Ever since a boyfriend broke up with me and strung me along for 3 months following our break up, I have been broken-hearted. It's not that I've merely been broken hearted over the break up, I have been depressed with the condition of the world. All I have to do is turn on the televison, the radio, or head to the movies to see how normalized sin has become... Violence, Sex, Drugs, Homosexuality, the non-existant morals of the Nation. It just seems too much to bear.
I have always been very sensitive to the pains of the world - since a very early age, I ached inside for anyone who was hurting or in pain. Even as a tiny little kid, I remember many many people coming to me for comfort. Then at the age of 12, I was diagnosed with many illnesses and I haven't been the same since. It's now nine years later, and if anything, I'm sicker than ever. I have lost most all of my friends, I feel all alone in the world.

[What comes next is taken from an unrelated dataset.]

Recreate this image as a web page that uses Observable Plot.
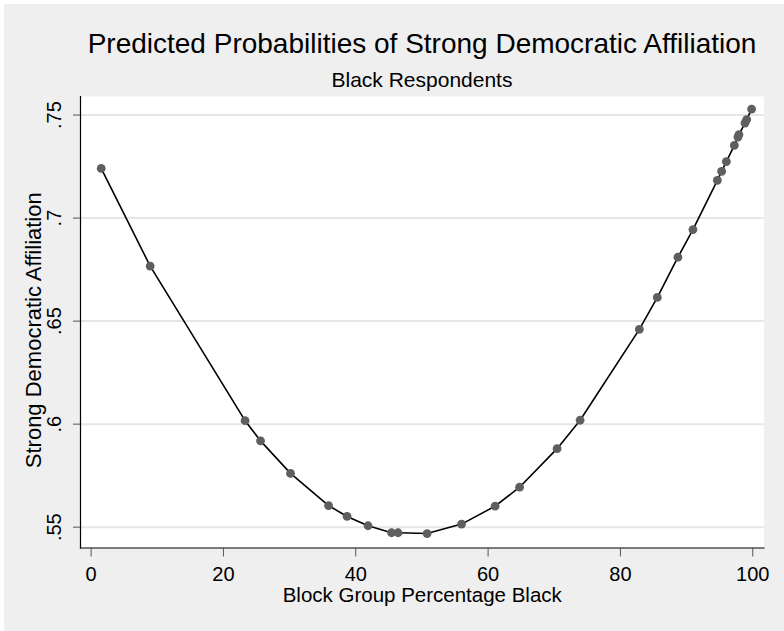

I thought that I had learned to cope and for about a year, things were okay. The pain was there very strongly, but so was the comfort the HEavenly Father so graciously gave to me. My heart just aches, not only for my own hurts, but for the hurts of the world. I turn on the TV to see this case about Terri Schiavo and it breaks my heart. People who have no regard for the life of an innocent woman. People who are willing to throw away her life as if it was a piece of garbage.
I have lost the ablitity to relate to other people, to see the beauty in the world. It has been this way for at least a year, pain more severe than I have ever felt. I have always seen the hurts, but somehow, I was able to go own each day because of my faith in the Father and His master plan, and the beauty I saw in the world. The problem is... I don't see ANY beauty in the world. I have been "treated" for Depression with drugs, therapy, etc, but it extends much further than that. I'm off all medications - they only furthered my Depression and inablity to cope.
My question is, how do you keep hope? How do you stay strong when pain in your life consumes every moment of every day. I have tried to will these depressing thoughts away, to pray, to read scripture, read books, but nothing seems to be helping me. I'm now very unmotivated. I'm unsure how to relate to other people. I recently found out my mother is dying. Life is unbearable and has been for some time. I'm sorry to go on and on with all these complaints and this horrible view on life at the present, but I want help! I want to be healed of all these illnesses and to be able to serve GOD with every fiber of my being. How do you get past the pain? How do you cope when all you can see in the world is pain and suffering?